Regulatory incapacity in the US? 'Structural Deregulation' by Jody Freeman and Sharon Jacobs in (2022)
Harvard Law Review comments
Modern critics of the administrative state portray agencies as omnipotent behemoths, invested with vast delegated powers and largely unaccountable to the political branches of government. This picture, we argue, understates agency vulnerability to an increasingly powerful presidency. One source of presidential control over agencies in particular has been overlooked: the systematic undermining of an agency’s ability to execute its statutory mandate. This strategy, which we call “structural deregulation,” is a dangerous and underappreciated aspect of what Elena Kagan termed presidential administration.
Structural deregulation attacks the core capacities of the bureaucracy. The phenomenon encompasses such practices as leaving agencies understaffed and without permanent leadership; marginalizing agency expertise; weakening independent agency oversight; reallocating agency resources; occupying an agency with busywork; and damaging an agency’s reputation. Structural deregulation differs from traditional “substantive” deregulation, which targets the repeal of particular agency rules or policies. While substantive deregulation may have serious consequences, it is relatively transparent, limited in scope, and subject to legal challenge. By contrast, structural deregulation is stealthier. It is death by a thousand cuts.

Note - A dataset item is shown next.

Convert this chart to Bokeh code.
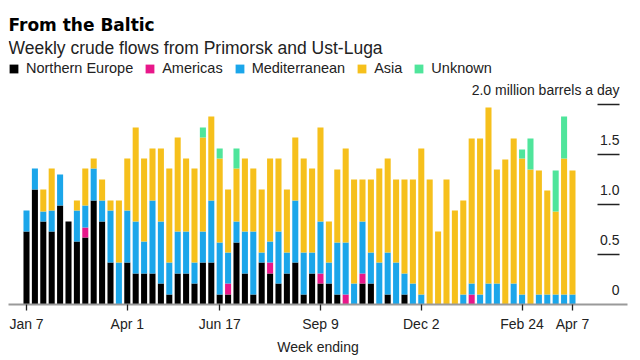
from bokeh.plotting import figure
from bokeh.models import FixedTicker, Label, Range1d, ColumnDataSource
from bokeh.core.properties import value
from bokeh.embed import file_html
from bokeh.resources import INLINE

# ---------------- data (million barrels a day, weekly) ----------------
tick_weeks = [0, 12, 23, 35, 47, 59, 65]
tick_labels = ["Jan 7", "Apr 1", "Jun 17", "Sep 9", "Dec 2", "Feb 24", "Apr 7"]

northern_europe = [0.73, 1.15, 0.83, 0.73, 0.99, 0.83, 0.63, 0.67, 1.04, 0.83,
                   0.42, 0.00, 0.42, 0.31, 0.31, 0.31, 0.21, 0.10, 0.31, 0.31,
                   0.21, 0.42, 0.42, 0.10, 0.10, 0.62, 0.31, 0.10, 0.42, 0.31,
                   0.21, 0.31, 0.42, 0.10, 0.31, 0.21, 0.21, 0.10, 0.00, 0.00,
                   0.21, 0.21, 0.00, 0.10, 0.00, 0.10, 0.00, 0.00, 0.00, 0.00,
                   0.00, 0.00, 0.00, 0.00, 0.00, 0.00, 0.00, 0.00, 0.00, 0.00,
                   0.00, 0.00, 0.00, 0.00, 0.00, 0.00]
americas = [0.00, 0.00, 0.00, 0.00, 0.00, 0.00, 0.00, 0.10, 0.00, 0.00,
            0.00, 0.00, 0.00, 0.00, 0.00, 0.00, 0.00, 0.00, 0.00, 0.00,
            0.00, 0.00, 0.00, 0.00, 0.11, 0.00, 0.00, 0.00, 0.00, 0.11,
            0.00, 0.00, 0.00, 0.00, 0.00, 0.10, 0.00, 0.00, 0.10, 0.00,
            0.10, 0.00, 0.00, 0.00, 0.00, 0.00, 0.00, 0.00, 0.00, 0.00,
            0.00, 0.00, 0.00, 0.10, 0.00, 0.00, 0.00, 0.00, 0.00, 0.00,
            0.00, 0.00, 0.00, 0.00, 0.00, 0.00]
mediterranean = [0.21, 0.21, 0.10, 0.21, 0.31, 0.00, 0.31, 0.22, 0.32, 0.21,
                 0.52, 0.42, 0.52, 0.52, 0.32, 0.73, 0.62, 0.32, 0.42, 0.42,
                 0.21, 0.31, 0.62, 0.52, 0.31, 0.21, 0.42, 0.63, 0.10, 0.21,
                 0.52, 0.21, 0.62, 0.42, 0.21, 0.52, 0.21, 0.52, 0.52, 0.21,
                 0.52, 0.31, 0.42, 0.42, 0.42, 0.21, 0.21, 0.10, 0.00, 0.00,
                 0.00, 0.00, 0.10, 0.11, 0.10, 0.21, 0.21, 0.00, 0.21, 0.10,
                 0.00, 0.10, 0.10, 0.10, 0.10, 0.10]
asia = [0.00, 0.00, 0.22, 0.42, 0.00, 0.00, 0.10, 0.37, 0.10, 0.21,
        0.10, 0.62, 0.52, 0.94, 0.83, 0.52, 0.73, 0.94, 0.94, 0.73,
        0.94, 0.94, 0.84, 0.84, 0.63, 0.53, 0.73, 0.63, 0.63, 0.83,
        0.73, 0.63, 0.63, 0.94, 0.84, 0.94, 0.41, 0.73, 0.94, 1.04,
        0.42, 0.73, 0.94, 0.94, 0.83, 0.94, 1.04, 1.46, 1.25, 0.73,
        1.25, 0.94, 0.94, 1.45, 1.56, 1.76, 1.14, 1.45, 1.45, 1.36,
        1.35, 1.24, 1.04, 0.83, 1.36, 1.24]
unknown = [0.00, 0.00, 0.00, 0.00, 0.00, 0.00, 0.00, 0.00, 0.00, 0.00,
           0.00, 0.00, 0.00, 0.00, 0.00, 0.00, 0.00, 0.00, 0.00, 0.00,
           0.00, 0.10, 0.00, 0.10, 0.00, 0.20, 0.00, 0.00, 0.00, 0.00,
           0.00, 0.00, 0.00, 0.00, 0.00, 0.00, 0.00, 0.00, 0.00, 0.00,
           0.00, 0.00, 0.00, 0.00, 0.00, 0.00, 0.00, 0.00, 0.00, 0.00,
           0.00, 0.00, 0.00, 0.00, 0.00, 0.00, 0.00, 0.00, 0.00, 0.09,
           0.31, 0.00, 0.00, 0.41, 0.42, 0.00]

series_names = ["Northern Europe", "Americas", "Mediterranean", "Asia", "Unknown"]
series_colors = ["#000000", "#e8178a", "#1ba6ea", "#f6c01c", "#4fe59b"]

y_ticks = [0.0, 0.5, 1.0, 1.5, 2.0]
y_tick_labels = ["0", "0.5", "1.0", "1.5", "2.0 million barrels a day"]

# ---------------- figure ----------------
FONT = "Liberation Sans"
weeks = list(range(len(asia)))
keys = ["ne", "am", "med", "asia", "unk"]
source = ColumnDataSource(dict(week=weeks, ne=northern_europe, am=americas,
                               med=mediterranean, asia=asia, unk=unknown))

p = figure(width=640, height=360, output_backend="svg", toolbar_location=None,
           x_range=Range1d(-2.143, 71.55), y_range=Range1d(0, 2.96),
           y_axis_location=None,
           min_border_left=8, min_border_right=13, min_border_top=8,
           min_border_bottom=56)
p.outline_line_color = None
p.grid.visible = False
p.background_fill_color = "white"
p.border_fill_color = "white"

p.vbar_stack(keys, x="week", width=0.72, color=series_colors, source=source,
             line_width=0, legend_label=series_names)

# x axis
ax = p.xaxis[0]
ax.ticker = FixedTicker(ticks=tick_weeks)
ax.major_label_overrides = {t: l for t, l in zip(tick_weeks, tick_labels)}
ax.axis_line_color = "#9a9a9a"
ax.axis_line_width = 2
ax.major_tick_line_color = "#222222"
ax.major_tick_line_width = 1.3
ax.major_tick_out = 6
ax.major_tick_in = 0
ax.minor_tick_line_color = None
ax.major_label_standoff = 5
ax.major_label_text_font = FONT
ax.major_label_text_font_size = "14px"
ax.major_label_text_color = "#222222"
ax.axis_label = "Week ending"
ax.axis_label_text_font = FONT
ax.axis_label_text_font_size = "14px"
ax.axis_label_text_font_style = "normal"
ax.axis_label_text_color = "#222222"
ax.axis_label_standoff = 4

# y ticks (labels above short lines, right side)
X_LAB_RIGHT = 70.6
X_LINE_LEFT = 67.98
p.text(x=[X_LAB_RIGHT] * len(y_ticks), y=y_ticks, text=y_tick_labels,
       text_align="right", text_baseline="alphabetic", y_offset=-14.5,
       text_font=value(FONT), text_font_size="14px", text_color="#222222")
yt = [t for t in y_ticks if t > 0]
p.segment(x0=[X_LINE_LEFT] * len(yt), y0=yt, x1=[X_LAB_RIGHT] * len(yt), y1=yt,
          line_color="#222222", line_width=1.5)

# title & subtitle
p.add_layout(Label(x=0, y=280, x_units="screen", y_units="screen",
                   text="From the Baltic", text_font="DejaVu Sans",
                   text_font_style="bold", text_font_size="17px",
                   text_baseline="alphabetic", text_color="#000000"))
p.add_layout(Label(x=0, y=256.5, x_units="screen", y_units="screen",
                   text="Weekly crude flows from Primorsk and Ust-Luga",
                   text_font=FONT, text_font_size="17.5px",
                   text_baseline="alphabetic", text_color="#222222"))

# legend
lg = p.legend[0]
lg.orientation = "horizontal"
lg.location = (0, 228)
lg.padding = 0
lg.margin = 0
lg.spacing = 11
lg.label_standoff = 7
lg.glyph_width = 11
lg.glyph_height = 11
lg.label_height = 11
lg.label_text_font = FONT
lg.label_text_font_size = "14.5px"
lg.label_text_color = "#222222"
lg.border_line_color = None
lg.background_fill_alpha = 0

open("out.html", "w").write(file_html(p, INLINE))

We argue that structural deregulation is in tension with the constitutional separation of powers and well-established administrative law norms. Nevertheless, public law is remarkably ill-equipped to address it. Constitutional and administrative law both have blind spots when it comes to presidential management of the bureaucracy, especially when the president’s mission is incapacitation. Specific statutes meant to protect the civil service or inoculate agency budgets from presidential control do not help much either—they are vulnerable to workarounds. These blind spots and workarounds have allowed structural deregulation to flourish as a method of presidential control, with serious consequences for the future of the administrative state. We therefore propose legislative and regulatory reforms that could help to control the risks of structural deregulation by constraining certain aspects of presidential power.